As I continue to learn things from this thread and others (such as ConnectionLeaseTimeout not working reliably across platforms in .NET Standard 2.0), I’m back to the drawing board trying to solve this from a library in a way that works on as many platforms/versions as possible. Platform-sniffing is fine. Periodically disposing/recreating HttpClient is fine, if that’s effective. I’m fairly certain I got it wrong in my first attempt, which was to simply send a connection:close header to the host at regular intervals.
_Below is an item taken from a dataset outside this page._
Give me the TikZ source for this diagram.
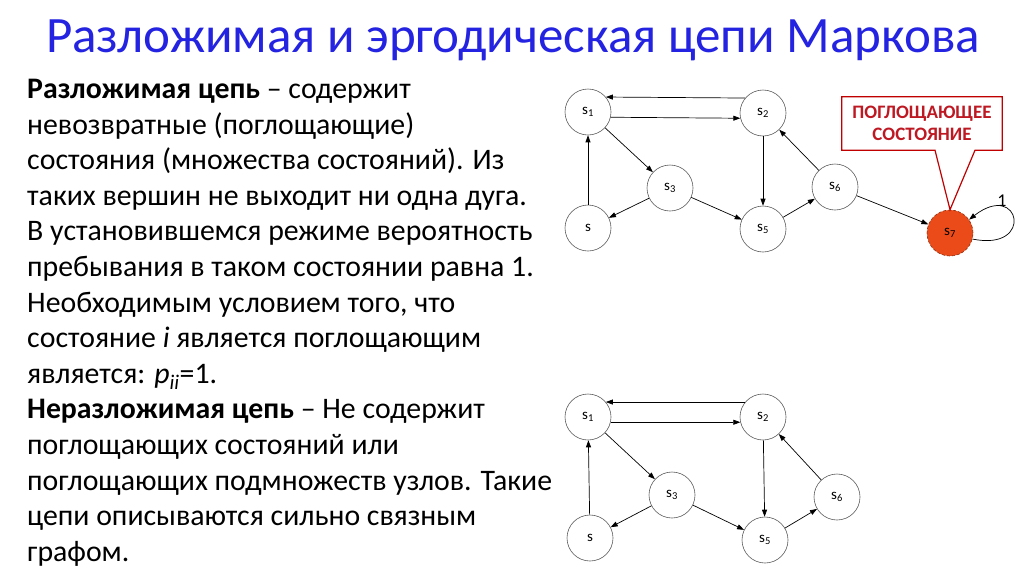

Thanks in advance for any advice!

var sp = ServicePointManager.FindServicePoint(new Uri(“http://foo.bar/baz/123?a=ab”)); sp.ConnectionLeaseTimeout = 60*1000; // 1 minute

This code is placed in the constructor?

@withinoneyear from my understanding yes. If you create an HttpClient and utilize it against Production Green, then swap production to Blue the HttpClient will still have an open connection to Green until the connection is closed.

@tmds Thanks for the link, that’s very interesting.
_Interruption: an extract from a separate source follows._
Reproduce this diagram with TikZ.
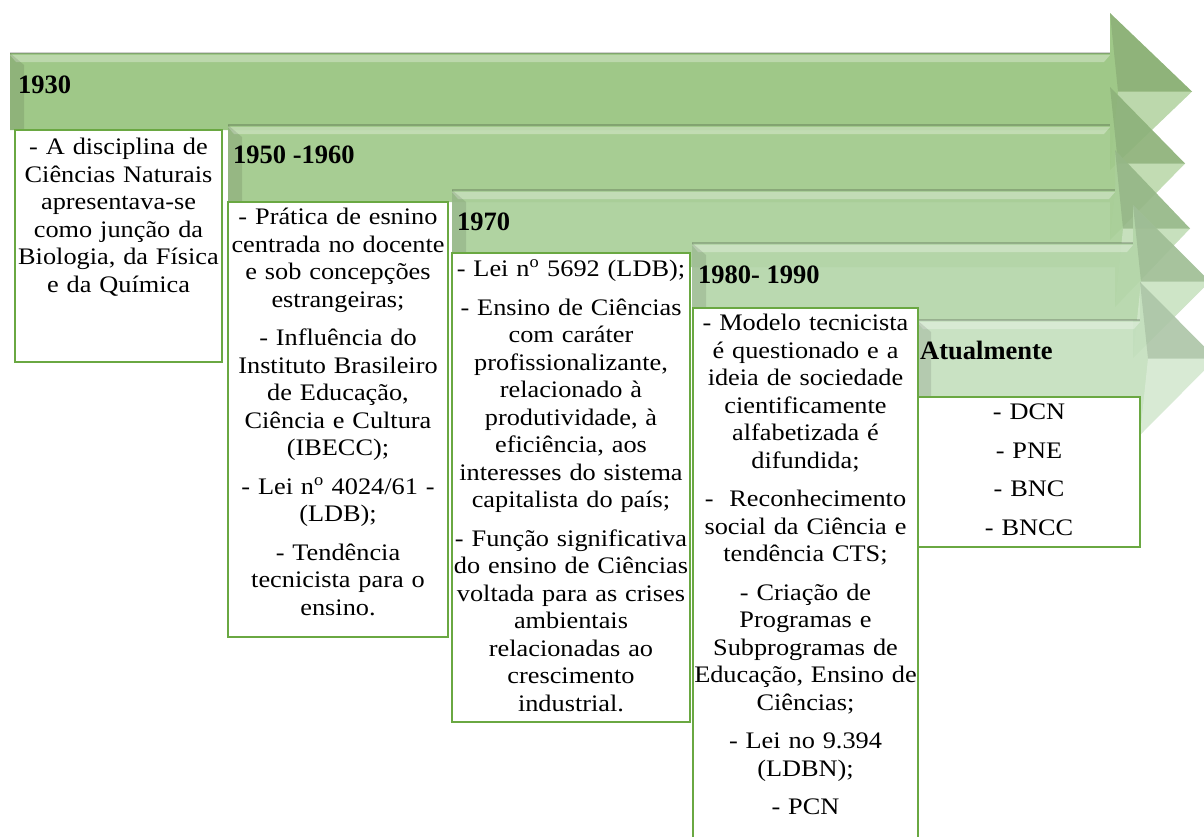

I do wonder how common it is to rely on DNS TTL vs using a load balancer. The latter seems like a much more reliable solution in general.

@tmds I haven’t seen one, but as others have mentioned, this relates to more than just Azure Traffic Manager: AWS has a similar concept and there’s Azure App Service with its staging/production slot swapping. And I bet other cloud providers also offer something similar to this swapping mechanism.

I wouldn’t even be invited to the dream team tryouts, but I do have one insight regarding your singleton HttpClient comment. First, you can always use the SendAsync method to specify different headers and addresses, so you could wrap that with your class that provides shared data similar to HttpClient (e.g. default headers, base address) yet ends up calling the same single client. But even better, you can create multiple HttpClient instances who all share the same HttpClientHandler: https://github.com/dotnet/corefx/issues/5811.

As for the DNS issue, the consensus here seems to be that:

To force clients to the next IP, the only viable solution is ensuring that the server rejects new connections and closes existing ones

If this is not viable for you, Darrel Miller suggested some more options here: https://github.com/dotnet/corefx/issues/11224#issuecomment-270498159.

If you connect to a machine and the TCP/HTTP connection continues to work, why should you at some point assume the server is no longer appropriate. I think there is room for improvement on the Azure side. For example, when machines are unhealthy or swapping environments, existing connections can be closed.

@kudoz83 No worries, we all have days like that 😃

From what I understand ConnectionLeaseTimeout is literally a timer that periodically closes an idle connection from the client side. It is implemented in ServicePointManager, which doesn’t exist in core. This is different than the “idle connection” timeout which only closes a connection once it has not be used for a certain period of time.

There is likely a Win32 call that would allow flushing the DNS client cache. That would ensure new connections do a DNS lookup. I took a quick look for it but didn’t find it, but I’m sure it is there somewhere.

In .net core on Windows, the management of HTTP connections is actually left to the OS. The closest you get is the call to the Win32 API WinHttpOpen https://github.com/dotnet/corefx/blob/master/src/System.Net.Http.WinHttpHandler/src/System/Net/Http/WinHttpHandler.cs#L718 There are no public APIs that I can find to do anything with the _sessionHandle. To get the kind of behavior change you are looking for would require the OS folks to make changes. At least that’s how I understand it.

Wouldn’t it be easier to get Azure Traffic Manager just to set a very low TTL on the DNS entries? If you aren’t concerned about long lived connections, then a low TTL should minimize the chance of new connections being setup against a dead server.

The upside of the way WinHttpHandler is built is that we get things like HTTP/2 for free with the OS update. The downside is we don’t get a whole lot of control in managed code.